* begin Data section *
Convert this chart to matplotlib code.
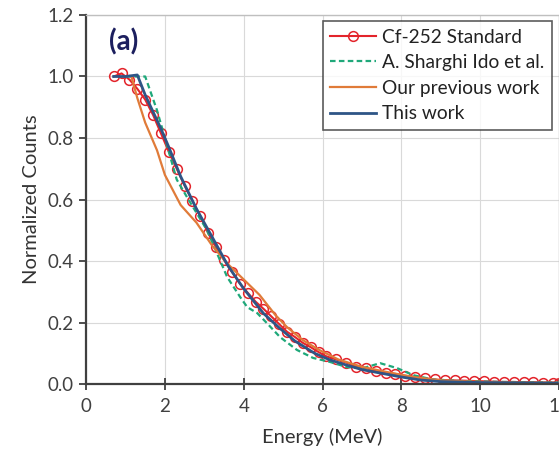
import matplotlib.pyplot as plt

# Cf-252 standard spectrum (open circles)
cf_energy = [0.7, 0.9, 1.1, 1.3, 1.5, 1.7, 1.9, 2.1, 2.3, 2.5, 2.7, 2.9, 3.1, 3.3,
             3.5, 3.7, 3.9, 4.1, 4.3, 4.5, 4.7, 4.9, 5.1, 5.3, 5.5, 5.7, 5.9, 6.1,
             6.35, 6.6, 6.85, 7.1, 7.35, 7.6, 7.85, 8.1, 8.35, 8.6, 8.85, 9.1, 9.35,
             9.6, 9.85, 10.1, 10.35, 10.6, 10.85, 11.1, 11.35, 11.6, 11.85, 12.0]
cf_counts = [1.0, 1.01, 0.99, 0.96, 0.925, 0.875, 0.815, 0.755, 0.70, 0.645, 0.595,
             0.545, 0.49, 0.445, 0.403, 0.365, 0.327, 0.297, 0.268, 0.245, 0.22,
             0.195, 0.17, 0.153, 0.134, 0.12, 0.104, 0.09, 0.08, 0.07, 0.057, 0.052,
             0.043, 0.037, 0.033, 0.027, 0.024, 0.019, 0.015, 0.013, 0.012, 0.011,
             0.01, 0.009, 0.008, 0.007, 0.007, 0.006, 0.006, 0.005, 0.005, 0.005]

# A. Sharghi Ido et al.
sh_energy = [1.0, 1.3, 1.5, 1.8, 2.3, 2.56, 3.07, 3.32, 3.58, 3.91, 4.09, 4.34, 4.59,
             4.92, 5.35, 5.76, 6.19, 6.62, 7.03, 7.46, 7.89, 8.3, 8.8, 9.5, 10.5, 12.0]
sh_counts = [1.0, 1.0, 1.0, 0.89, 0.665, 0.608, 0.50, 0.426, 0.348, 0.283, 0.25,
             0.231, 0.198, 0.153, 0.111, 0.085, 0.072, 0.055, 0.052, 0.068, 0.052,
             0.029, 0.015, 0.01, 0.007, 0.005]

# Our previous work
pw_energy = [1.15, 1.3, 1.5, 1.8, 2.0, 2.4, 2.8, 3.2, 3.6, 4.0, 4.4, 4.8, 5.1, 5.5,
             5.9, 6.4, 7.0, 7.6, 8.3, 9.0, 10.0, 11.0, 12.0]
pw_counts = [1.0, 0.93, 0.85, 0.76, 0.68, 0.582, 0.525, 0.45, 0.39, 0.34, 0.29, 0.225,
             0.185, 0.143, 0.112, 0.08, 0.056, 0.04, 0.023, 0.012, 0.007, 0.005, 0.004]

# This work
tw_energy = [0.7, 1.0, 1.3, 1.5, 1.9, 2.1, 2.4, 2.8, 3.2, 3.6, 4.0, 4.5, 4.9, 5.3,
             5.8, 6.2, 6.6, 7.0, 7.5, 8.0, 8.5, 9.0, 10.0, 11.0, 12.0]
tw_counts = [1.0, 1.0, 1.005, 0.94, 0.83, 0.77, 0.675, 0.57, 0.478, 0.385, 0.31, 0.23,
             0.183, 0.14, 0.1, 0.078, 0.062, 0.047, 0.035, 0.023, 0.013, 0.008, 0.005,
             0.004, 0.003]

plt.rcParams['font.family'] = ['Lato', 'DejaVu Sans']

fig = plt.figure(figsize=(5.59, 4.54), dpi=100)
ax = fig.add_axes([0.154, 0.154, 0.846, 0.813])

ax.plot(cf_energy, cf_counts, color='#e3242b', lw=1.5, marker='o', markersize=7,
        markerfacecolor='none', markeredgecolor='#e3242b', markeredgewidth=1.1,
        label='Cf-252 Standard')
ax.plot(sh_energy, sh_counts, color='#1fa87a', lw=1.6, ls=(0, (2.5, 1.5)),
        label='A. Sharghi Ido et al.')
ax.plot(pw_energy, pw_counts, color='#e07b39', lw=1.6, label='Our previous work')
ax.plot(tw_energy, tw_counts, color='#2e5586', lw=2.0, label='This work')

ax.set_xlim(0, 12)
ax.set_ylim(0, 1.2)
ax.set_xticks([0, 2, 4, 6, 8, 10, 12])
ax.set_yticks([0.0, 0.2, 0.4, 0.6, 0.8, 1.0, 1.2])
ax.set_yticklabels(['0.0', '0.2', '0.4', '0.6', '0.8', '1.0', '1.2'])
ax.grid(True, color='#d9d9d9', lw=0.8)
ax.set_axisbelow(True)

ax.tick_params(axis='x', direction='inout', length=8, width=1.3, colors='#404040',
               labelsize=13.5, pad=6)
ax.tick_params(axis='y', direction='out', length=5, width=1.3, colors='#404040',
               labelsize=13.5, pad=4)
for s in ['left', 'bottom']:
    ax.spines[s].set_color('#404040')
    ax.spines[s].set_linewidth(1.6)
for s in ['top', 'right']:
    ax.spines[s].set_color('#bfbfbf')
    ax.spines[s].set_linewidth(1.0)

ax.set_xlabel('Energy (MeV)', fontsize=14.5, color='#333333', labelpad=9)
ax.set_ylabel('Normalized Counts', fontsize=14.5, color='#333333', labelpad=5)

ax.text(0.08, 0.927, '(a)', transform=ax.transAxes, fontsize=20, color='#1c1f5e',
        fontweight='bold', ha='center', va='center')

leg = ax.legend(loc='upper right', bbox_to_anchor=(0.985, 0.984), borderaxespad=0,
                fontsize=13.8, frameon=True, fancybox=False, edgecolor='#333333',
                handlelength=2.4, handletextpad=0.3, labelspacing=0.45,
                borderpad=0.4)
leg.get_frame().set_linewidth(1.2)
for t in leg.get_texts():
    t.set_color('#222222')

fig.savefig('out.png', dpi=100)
* end Data section *
* _Work to complete_: Pictures excluded, repeat exactly the lines from the top of the material through the line with "import matplotlib.pyplot as plt", including both of those lines.

* _Output below_:
Convert this chart to matplotlib code.
import matplotlib.pyplot as plt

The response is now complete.